Easy to make and naturally sweetened, One-Bowl Blueberry Mini-Muffins are the perfect size for a snack or treat!
Blueberry season is in full swing and it only seems right to whip up a batch of mini-muffins to celebrate.
In the spirit of blueberries, we’ve been digging this recipe for Blueberry Muffins Zucchini Breakfast Cookies a few weeks back, because they are so quick to throw together, perfect for on-the-go, and they pack in some veggies, which is always a bonus in my book.
Once you’ve had your fill of breakfast cookies, though, it seems only right to move on to muffins. The tiny-little-perfectly-sweet-bursting-with-blueberries kind of muffins.
I wanted to make these muffins mini because I’ve been on a bit of a lunch box recipe kick lately (exhibit A: One-Bowl Lunchbox Energy Bites) and mini-muffins pack perfectly into lunch boxes.
They’re also the perfect size for little ones who can’t handle a giant-sized muffin. Plus, one or two (or let’s be honest, three) make an excellent afternoon snack no matter what age you are.
These have been so popular around here I’ve been making double batches and freezing half for later in the week. They can actually go directly from the freezer into a lunch box and will defrost by lunch.
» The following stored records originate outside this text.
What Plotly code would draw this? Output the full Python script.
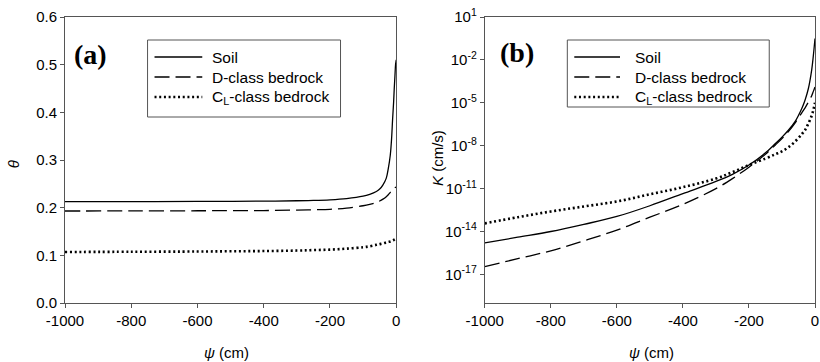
import plotly.graph_objects as go

# ---------------- data ----------------
series_names = ["Soil", "D-class bedrock", "C<sub>L</sub>-class bedrock"]

# panel (a): water content vs. suction head
psi_a = [-1000, -800, -600, -500, -400, -300, -250, -200, -150, -100, -80, -60,
         -50, -40, -30, -24, -18, -14, -11, -8, -6, -4, -2, 0]
theta_soil = [0.2125, 0.2127, 0.2130, 0.2133, 0.2137, 0.2145, 0.2152, 0.2165, 0.2190,
              0.2240, 0.2280, 0.2340, 0.2390, 0.2480, 0.2620, 0.2820, 0.3100, 0.3450,
              0.3850, 0.4200, 0.4500, 0.4750, 0.5000, 0.5100]
theta_d = [0.1930, 0.1932, 0.1935, 0.1938, 0.1940, 0.1950, 0.1957, 0.1966, 0.1990,
           0.2040, 0.2070, 0.2110, 0.2140, 0.2180, 0.2230, 0.2270, 0.2320, 0.2350,
           0.2380, 0.2400, 0.2415, 0.2422, 0.2428, 0.2430]
theta_cl = [0.1070, 0.1075, 0.1080, 0.1085, 0.1090, 0.1100, 0.1110, 0.1120, 0.1140,
            0.1170, 0.1190, 0.1220, 0.1235, 0.1250, 0.1270, 0.1280, 0.1290, 0.1300,
            0.1310, 0.1320, 0.1330, 0.1338, 0.1345, 0.1350]

# panel (b): hydraulic conductivity (log10 of K in cm/s) vs. suction head
psi_b = [-1000, -900, -800, -700, -600, -500, -400, -300, -250, -200, -150, -120,
         -100, -80, -60, -40, -30, -20, -10, -5, 0]
log10K_soil = [-14.8, -14.4, -14.0, -13.5, -12.95, -12.2, -11.35, -10.5, -10.0, -9.35,
               -8.5, -7.85, -7.4, -6.9, -6.3, -5.4, -4.8, -4.0, -2.7, -1.7, -0.5]
log10K_d = [-16.46, -15.9, -15.35, -14.65, -13.9, -13.0, -12.1, -11.0, -10.3, -9.5,
            -8.6, -7.95, -7.5, -7.0, -6.4, -5.7, -5.35, -4.95, -4.5, -4.2, -3.9]
log10K_cl = [-13.43, -13.0, -12.6, -12.25, -11.9, -11.4, -10.9, -10.3, -9.85, -9.35,
             -8.9, -8.6, -8.4, -8.1, -7.7, -7.2, -6.9, -6.45, -5.9, -5.5, -5.0]

# tick labels
x_tickvals = [-1000, -800, -600, -400, -200, 0]
x_ticktext = ["-1000", "-800", "-600", "-400", "-200", "0"]
theta_tickvals = [0.0, 0.1, 0.2, 0.3, 0.4, 0.5, 0.6]
theta_ticktext = ["0.0", "0.1", "0.2", "0.3", "0.4", "0.5", "0.6"]
K_exponents = [1, -2, -5, -8, -11, -14, -17]

# ---------------- styling ----------------
FONT = "Arial, Liberation Sans, sans-serif"
AXC = "#555555"
W, H = 820, 362
L, R, T, B = 65, 1, 17, 59
PW, PH = W - L - R, H - T - B

def px(x):
    return (x - L) / PW

def py(y):
    return 1 - (y - T) / PH

styles = [dict(color="black", width=1.3, dash="solid"),
          dict(color="black", width=1.3, dash="15px,6px"),
          dict(color="black", width=2.6, dash="2px,2.7px")]

fig = go.Figure()
for ys, st, nm in zip([theta_soil, theta_d, theta_cl], styles, series_names):
    fig.add_trace(go.Scatter(x=psi_a, y=ys, mode="lines", line=st, name=nm,
                             showlegend=False, xaxis="x", yaxis="y",
                             line_shape="spline"))
for ys, st, nm in zip([log10K_soil, log10K_d, log10K_cl], styles, series_names):
    fig.add_trace(go.Scatter(x=psi_b, y=[10 ** v for v in ys], mode="lines", line=st,
                             name=nm, showlegend=False, xaxis="x2", yaxis="y2",
                             line_shape="spline"))

axis_common = dict(showline=True, linecolor=AXC, linewidth=1, mirror=True,
                   ticks="outside", ticklen=4, tickcolor=AXC, showgrid=False,
                   zeroline=False, tickfont=dict(family=FONT, size=15, color="black"))

fig.update_layout(
    width=W, height=H, margin=dict(l=L, r=R, t=T, b=B),
    paper_bgcolor="white", plot_bgcolor="white",
    font=dict(family=FONT, size=15, color="black"),
    xaxis=dict(domain=[0, px(398)], range=[-1000, 0], tickvals=x_tickvals,
               ticktext=x_ticktext, anchor="y", **axis_common),
    yaxis=dict(domain=[0, 1], range=[0, 0.6], tickvals=theta_tickvals,
               ticktext=theta_ticktext, anchor="x", **axis_common),
    xaxis2=dict(domain=[px(487), 1], range=[-1000, 0], tickvals=x_tickvals,
                ticktext=x_ticktext, anchor="y2", **axis_common),
    yaxis2=dict(domain=[0, 1], type="log", range=[-19, 1],
                tickvals=[10.0 ** e for e in K_exponents],
                ticktext=["10<sup>%d</sup>" % e for e in K_exponents],
                anchor="x2", **axis_common),
)

shapes = []
annotations = []

def legend(box, line_x0, line_x1, text_x, rows_y):
    x0, y0, x1, y1 = box
    shapes.append(dict(type="rect", xref="paper", yref="paper",
                       x0=px(x0), x1=px(x1), y0=py(y1), y1=py(y0),
                       line=dict(color=AXC, width=1), fillcolor="white"))
    for st, nm, ry in zip(styles, series_names, rows_y):
        shapes.append(dict(type="line", xref="paper", yref="paper",
                           x0=px(line_x0), x1=px(line_x1), y0=py(ry), y1=py(ry),
                           line=st))
        annotations.append(dict(xref="paper", yref="paper", x=px(text_x), y=py(ry),
                                text=nm, showarrow=False, xanchor="left",
                                yanchor="middle",
                                font=dict(family=FONT, size=15.5, color="black")))

legend((148, 40, 342, 117), 155, 203, 211, (57, 77, 97))
legend((570, 40, 773, 107), 577, 623, 636, (57, 77, 97))

def label(x, y, text, size=15, angle=0, family=FONT):
    annotations.append(dict(xref="paper", yref="paper", x=px(x), y=py(y), text=text,
                            showarrow=False, xanchor="center", yanchor="middle",
                            textangle=angle,
                            font=dict(family=family, size=size, color="black")))

label(91, 54, "<b>(a)</b>", size=28, family="Times New Roman, Liberation Serif, serif")
label(519, 53, "<b>(b)</b>", size=28, family="Times New Roman, Liberation Serif, serif")
label(13, 164, "<i>θ</i>", size=15, angle=-90)
label(439, 158, "<i>K</i> (cm/s)", size=15, angle=-90)
label(227, 352, "<i>ψ</i> (cm)", size=15)
label(655, 352, "<i>ψ</i> (cm)", size=15)

fig.update_layout(shapes=shapes, annotations=annotations)
fig.write_html("out.html", config={"displayModeBar": False},
               post_script="document.body.style.margin='0px';"
                           "document.body.style.overflow='hidden';")
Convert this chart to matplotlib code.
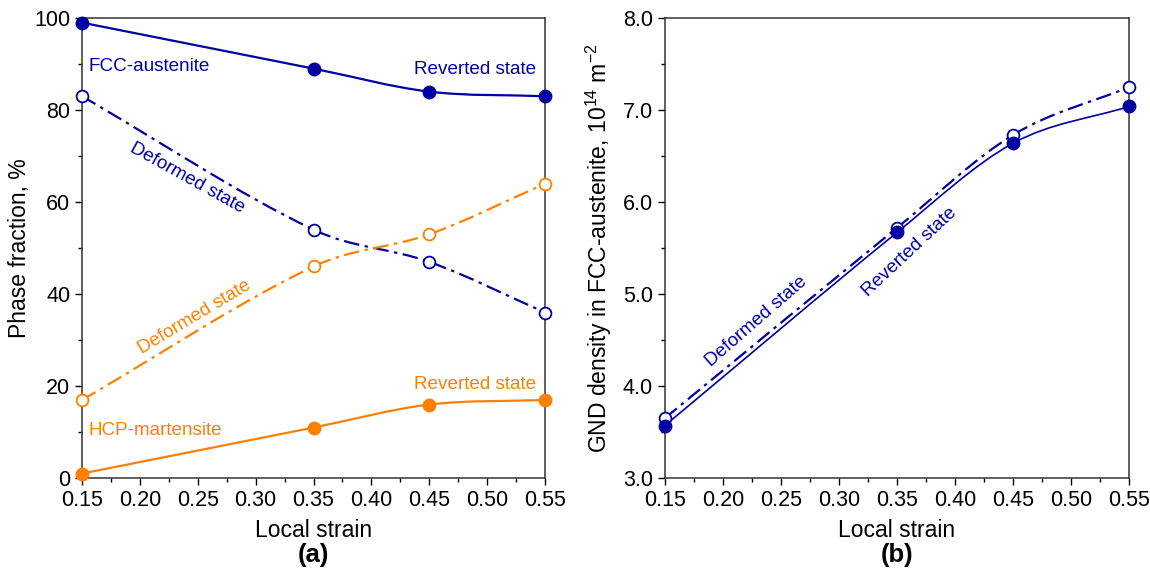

Love that!
If you have little ones in your life you should definitely invite them into the kitchen to help stir the batter and add the blueberries on top. I hope you’ll grab some fresh blueberries and make these soon. Now, let’s make some One-Bowl Blueberry Mini-Muffins.
RECIPE & KID-FRIENDLY ADAPTATIONS
1 | Invite your child to stir the batter, scoop it into the muffin tins, and add the blueberries on top.
2 | Add a bit more maple syrup if you prefer a sweeter muffin.
THIS RECIPE IS . . .
Naturally Gluten-Free, Dairy-Free, Nut-Free, Naturally Sweetened and Vegetarian
One-Bowl Blueberry Mini-Muffins
- ⅓ cup melted coconut oil
- 2 large eggs
- ⅓ cup unsweetened applesauce
- ⅓ cup pure maple syrup
- 2 teaspoons vanilla extract
- 1 ½ cup oat flour*
- ½ teaspoon baking soda
- ¼ teaspoon kosher salt
- 1/4 teaspoon cinnamon
- 1 cup fresh blueberries
- Heat the oven to 350F.
- In a large bowl, whisk together the coconut oil, eggs, applesauce, maple syrup, and vanilla extract.
- Add the oat flour, baking soda, salt, and cinnamon. Stir until well incorporated.
- Pour in the blueberries and gently stir until just combined, being careful not to break them up into the batter.
- Spoon 1 heaping tablespoon of the batter into a greased mini-muffin pan. Top with three blueberries, then continue filling two muffin pans with the batter.
- Bake for 12-15 minutes, or until the edges begin to pull away from the sides and a toothpick comes out clean.
- Allow to cool in the pan for 5 minutes, then cool the rest of the way on a cooling rack.